— begin —
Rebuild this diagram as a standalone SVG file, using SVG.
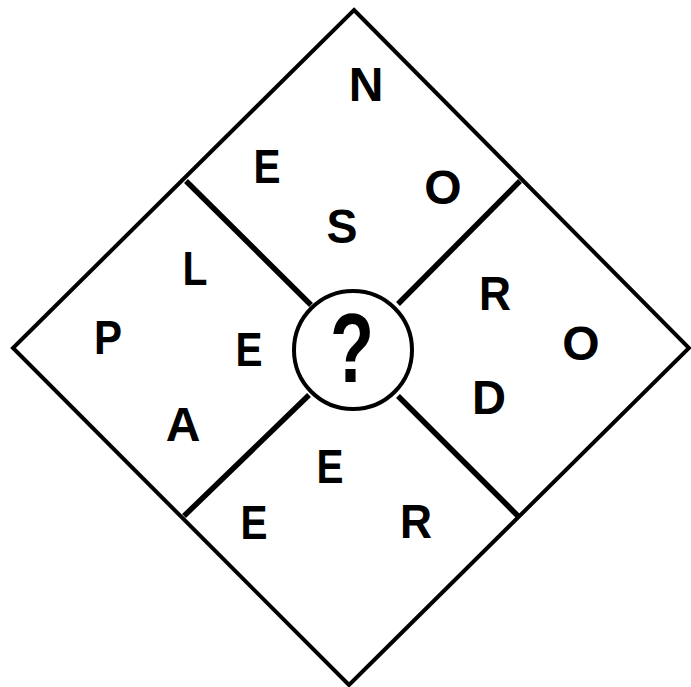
<svg xmlns="http://www.w3.org/2000/svg" width="691" height="687" viewBox="0 0 691 687">
<style>
.frame{fill:none;stroke:#000;stroke-width:4;stroke-linejoin:miter}
.div{stroke:#000;stroke-width:5.5;stroke-linecap:butt}
.ltr{font-family:"Liberation Sans",Arial,sans-serif;font-weight:bold;font-size:48px;fill:#000;text-anchor:middle}
.q{font-family:"Liberation Sans",Arial,sans-serif;font-weight:bold;font-size:98px;fill:#000;text-anchor:middle}
</style>
<rect width="691" height="687" fill="#fff"/>
<g id="frame">
<polygon class="frame" points="354,10 689,348 349,685 13,348"/>
</g>
<g id="connectors">
<line class="div" x1="186" y1="181" x2="311" y2="305"/>
<line class="div" x1="520" y1="181" x2="398" y2="304"/>
<line class="div" x1="184" y1="516" x2="309" y2="395"/>
<line class="div" x1="518" y1="516" x2="398" y2="396"/>
</g>
<g id="center">
<circle cx="353" cy="350" r="59" fill="#fff" stroke="#000" stroke-width="4"/>
<text class="q" x="352" y="382" textLength="44" lengthAdjust="spacingAndGlyphs">?</text>
</g>
<g id="top">
<text class="ltr" x="366" y="101">N</text>
<text class="ltr" x="267" y="183" textLength="27" lengthAdjust="spacingAndGlyphs">E</text>
<text class="ltr" x="443" y="204">O</text>
<text class="ltr" x="342" y="243" textLength="31" lengthAdjust="spacingAndGlyphs">S</text>
</g>
<g id="left">
<text class="ltr" x="195" y="285" textLength="25" lengthAdjust="spacingAndGlyphs">L</text>
<text class="ltr" x="108" y="354" textLength="28" lengthAdjust="spacingAndGlyphs">P</text>
<text class="ltr" x="249" y="366" textLength="27" lengthAdjust="spacingAndGlyphs">E</text>
<text class="ltr" x="183" y="441">A</text>
</g>
<g id="right">
<text class="ltr" x="495" y="310" textLength="32" lengthAdjust="spacingAndGlyphs">R</text>
<text class="ltr" x="581" y="360">O</text>
<text class="ltr" x="489" y="414" textLength="34" lengthAdjust="spacingAndGlyphs">D</text>
</g>
<g id="bottom">
<text class="ltr" x="330" y="483" textLength="27" lengthAdjust="spacingAndGlyphs">E</text>
<text class="ltr" x="254" y="539" textLength="27" lengthAdjust="spacingAndGlyphs">E</text>
<text class="ltr" x="416" y="538" textLength="32" lengthAdjust="spacingAndGlyphs">R</text>
</g>
</svg>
— end —
## TASK TO CARRY OUT
Output the data above without changes, apart from leaving out the pictures.

## TASK ANSWER
Rebuild this diagram as a standalone SVG file, using SVG.
<svg xmlns="http://www.w3.org/2000/svg" width="691" height="687" viewBox="0 0 691 687">
<style>
.frame{fill:none;stroke:#000;stroke-width:4;stroke-linejoin:miter}
.div{stroke:#000;stroke-width:5.5;stroke-linecap:butt}
.ltr{font-family:"Liberation Sans",Arial,sans-serif;font-weight:bold;font-size:48px;fill:#000;text-anchor:middle}
.q{font-family:"Liberation Sans",Arial,sans-serif;font-weight:bold;font-size:98px;fill:#000;text-anchor:middle}
</style>
<rect width="691" height="687" fill="#fff"/>
<g id="frame">
<polygon class="frame" points="354,10 689,348 349,685 13,348"/>
</g>
<g id="connectors">
<line class="div" x1="186" y1="181" x2="311" y2="305"/>
<line class="div" x1="520" y1="181" x2="398" y2="304"/>
<line class="div" x1="184" y1="516" x2="309" y2="395"/>
<line class="div" x1="518" y1="516" x2="398" y2="396"/>
</g>
<g id="center">
<circle cx="353" cy="350" r="59" fill="#fff" stroke="#000" stroke-width="4"/>
<text class="q" x="352" y="382" textLength="44" lengthAdjust="spacingAndGlyphs">?</text>
</g>
<g id="top">
<text class="ltr" x="366" y="101">N</text>
<text class="ltr" x="267" y="183" textLength="27" lengthAdjust="spacingAndGlyphs">E</text>
<text class="ltr" x="443" y="204">O</text>
<text class="ltr" x="342" y="243" textLength="31" lengthAdjust="spacingAndGlyphs">S</text>
</g>
<g id="left">
<text class="ltr" x="195" y="285" textLength="25" lengthAdjust="spacingAndGlyphs">L</text>
<text class="ltr" x="108" y="354" textLength="28" lengthAdjust="spacingAndGlyphs">P</text>
<text class="ltr" x="249" y="366" textLength="27" lengthAdjust="spacingAndGlyphs">E</text>
<text class="ltr" x="183" y="441">A</text>
</g>
<g id="right">
<text class="ltr" x="495" y="310" textLength="32" lengthAdjust="spacingAndGlyphs">R</text>
<text class="ltr" x="581" y="360">O</text>
<text class="ltr" x="489" y="414" textLength="34" lengthAdjust="spacingAndGlyphs">D</text>
</g>
<g id="bottom">
<text class="ltr" x="330" y="483" textLength="27" lengthAdjust="spacingAndGlyphs">E</text>
<text class="ltr" x="254" y="539" textLength="27" lengthAdjust="spacingAndGlyphs">E</text>
<text class="ltr" x="416" y="538" textLength="32" lengthAdjust="spacingAndGlyphs">R</text>
</g>
</svg>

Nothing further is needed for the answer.